Безлюбовность, лучше бы сказать безлюбость, — вот порок Печорина, источник его демонизма — вернее, той демонической позы, которую усвоил себе Лермонтов в творчестве, да и в жизни, за что и поплатился — жизнью. Сейчас бы мы сказали, что дуэль Лермонтова была его самопровокацией (случай Пушкина — совсем, совсем другой!). Пушкин весь был — открытость миру и бытию; Лермонтов — как-то космически (по-другому и не скажешь) одинок. Отсюда «Демон», герой его главной поэмы. Та же ситуация в «Мцыри»: инок убегает из монастыря в мир, но мир встречает его диким зверем — барсом. Женщина как живая связь с миром остается пустым символом у Лермонтова — а то даже умерщвляется самим же героем: символически, как в «Демоне» или даже физически, как в «Маскараде». Можно привести и другие примеры подобного конфликта — все они в памяти читателей Лермонтова.
У Достоевского в «Бесах» говорится, что Ставрогин сделал прогресс в зле в сравнении даже с Лермонтовым. Несомненно, Ставрогин — развитие печоринского образа, если хотите типа, но это тип литературный, а не жизненный. В жизни были, конечно, подражатели Печорина, опять же запечатленные в литературе, — пародийные Печорины, вроде Тамарина. Но сам Лермонтов как тип — и душевный, и художественный — нашел параллели не в России, а на Западе. Про Байрона говорить много не надо, всем известно, что во времена Лермонтова Байрону подражали все, — у Лермонтова есть сегодняшняя западная параллель. Это нынешние рок-звезды с их склонностью к замаскированному самоубийству, в основном при помощи наркотиков: ярчайший пример — Джеймс Моррисон из группы «Двери» [Jim — James Douglas Morrison; The Doors].

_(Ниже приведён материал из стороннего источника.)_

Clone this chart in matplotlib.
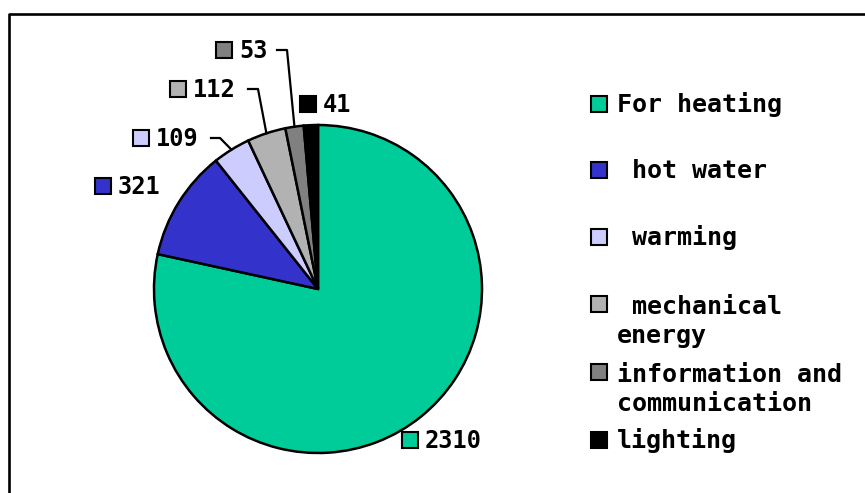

В чем источник подобной самопровокации? Об этом пытался писать Мережковский в статье о Лермонтове «Певец сверхчеловечества». Творчество Лермонтова — это тоска по небесной родине, в нем сохранилась память о предыдущем бытии, о «прошлой вечности», как говорит Мережковский, о райских песнях, не заменимых скучными песнями земли («По небу полуночи ангел летел»). Теперь уместнее сказать, что стихи Лермонтова — выразительнейший пример сублимации, преобразования низких инстинктов в высокие достижения. У него демон сублимируется в ангела, и это без всякой натяжки. Нет, пожалуй, в русской поэзии стихов более эмоционально волнующих, более человечных, чем «Казачья колыбельная» или «Завещание» («Наедине с тобою друг»), или «Молитва» («Я, Матерь Божия, ныне с молитвою»), да и многие — увы, немногие! — другие. Не демонизм и не ангеличность, а высшая человечность — итог поэзии Лермонтова.
В прозе Лермонтов куда приземленнее. Именно о нем можно сказать, что он отец русского литературного реализма. Лев Толстой как писатель родился на том Кавказе, который таким живым и настоящим предстал у Лермонтова. И важнейшим для последующей русской классики стал не Печорин, а Максим Максимыч — смирный, а не хищный тип, в номенклатуре Аполлона Григорьева.
Русские люди — смирные, писал Розанов. Из кого же тогда выводить Ленина? Должно быть, из Печорина. Если так, то тогда Печорин действительно лишний человек.